__What you need to do__. Restate, exactly and without pictures, the lines from the start of the listing below through the line holding "import pandas as pd".
────────────────────────────────────────
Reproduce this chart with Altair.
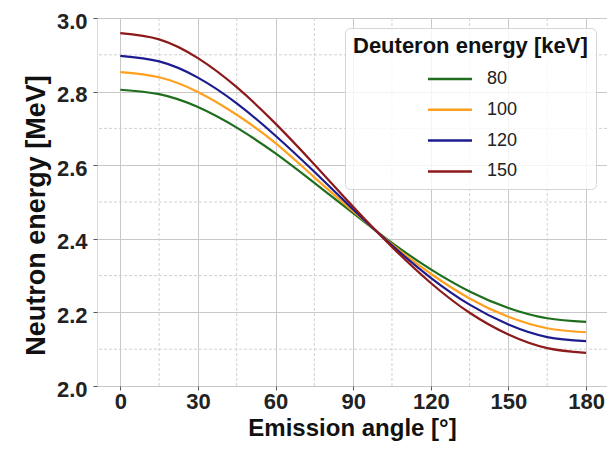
import altair as alt
import pandas as pd

# Emission angle [deg] and neutron energy [MeV]
angles = [0, 15, 30, 45, 60, 75, 90, 105, 120, 135, 150, 165, 180]
e80 = [2.805, 2.793, 2.758, 2.702, 2.632, 2.552, 2.470, 2.389, 2.317, 2.257, 2.212, 2.184, 2.174]
e100 = [2.853, 2.839, 2.799, 2.737, 2.660, 2.567, 2.475, 2.385, 2.305, 2.238, 2.188, 2.157, 2.146]
e120 = [2.897, 2.882, 2.838, 2.768, 2.680, 2.582, 2.480, 2.382, 2.294, 2.221, 2.167, 2.133, 2.122]
e150 = [2.959, 2.942, 2.891, 2.812, 2.713, 2.602, 2.487, 2.378, 2.280, 2.199, 2.140, 2.103, 2.090]

series = ["80", "100", "120", "150"]
colors = ["#1e6e1e", "#ffa01e", "#1c1c8f", "#8c1a1a"]

x_ticks = [0, 30, 60, 90, 120, 150, 180]
y_ticks = [2.0, 2.2, 2.4, 2.6, 2.8, 3.0]
minor_x = [15, 45, 75, 105, 135, 165]
minor_y = [2.1, 2.3, 2.5, 2.7, 2.9]

rows = []
for name, vals in zip(series, [e80, e100, e120, e150]):
    for a, v in zip(angles, vals):
        rows.append({"angle": a, "energy": v, "Ed": name})
df = pd.DataFrame(rows)
dfx = pd.DataFrame({"angle": minor_x})
dfy = pd.DataFrame({"energy": minor_y})

FONT = "Liberation Sans"

xscale = alt.Scale(domain=[-9, 188.1], nice=False, zero=False)
yscale = alt.Scale(domain=[2.0, 3.0], nice=False, zero=False)

xaxis = alt.Axis(
    values=x_ticks, format="d", title="Emission angle [°]",
    grid=True, gridColor="#c8c8c8", gridWidth=1,
    domain=False, ticks=True, tickSize=4, tickColor="#555",
    labelFont=FONT, labelFontSize=22, labelFontWeight="bold", labelColor="#222",
    labelPadding=1.5,
    titleFont=FONT, titleFontSize=24, titleFontWeight="bold", titleColor="#111",
    titleY=49.5, titleBaseline="alphabetic",
)
yaxis = alt.Axis(
    values=y_ticks, format=".1f", title="Neutron energy [MeV]",
    grid=True, gridColor="#c8c8c8", gridWidth=1,
    domain=False, ticks=True, tickSize=4, tickColor="#555",
    labelFont=FONT, labelFontSize=22, labelFontWeight="bold", labelColor="#222",
    labelPadding=6, labelOffset=3,
    titleFont=FONT, titleFontSize=27, titleFontWeight="bold", titleColor="#111",
    titleX=-53, titleY=197, titleBaseline="alphabetic",
)

X = alt.X("angle:Q", scale=xscale, axis=xaxis)
Y = alt.Y("energy:Q", scale=yscale, axis=yaxis)

vgrid = alt.Chart(dfx).mark_rule(color="#d0d0d0", strokeWidth=1, strokeDash=[3, 2]).encode(x=X)
hgrid = alt.Chart(dfy).mark_rule(color="#d0d0d0", strokeWidth=1, strokeDash=[3, 2]).encode(y=Y)

legend = alt.Legend(
    title="Deuteron energy [keV]", orient="none", legendX=248, legendY=10,
    fillColor="rgba(255,255,255,0.8)", strokeColor="#d6d6d6", cornerRadius=5,
    padding=8, titleFont=FONT, titleFontSize=22, titleFontWeight="bold",
    titleColor="#111", titleLimit=400, titlePadding=12,
    labelFont=FONT, labelFontSize=18, labelColor="#222", labelAlign="left",
    symbolType="M-3,0H3", symbolSize=215, symbolStrokeWidth=2.5,
    symbolOffset=88, labelOffset=28, rowPadding=12.8,
)

lines = alt.Chart(df).mark_line(strokeWidth=2.2, interpolate="natural", clip=True).encode(
    x=X, y=Y,
    color=alt.Color("Ed:N", scale=alt.Scale(domain=series, range=colors), legend=legend),
)

chart = alt.layer(vgrid, hgrid, lines).properties(
    width=510, height=368,
    autosize=alt.AutoSizeParams(type="none"),
    padding={"left": 89, "top": 10, "right": 0, "bottom": 55},
).configure_view(stroke="#555", strokeWidth=1.2).configure(background="white")

chart.save("out.html", embed_options={"renderer": "svg", "actions": False})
────────────────────────────────────────
__Worked answer__.
Reproduce this chart with Altair.
import altair as alt
import pandas as pd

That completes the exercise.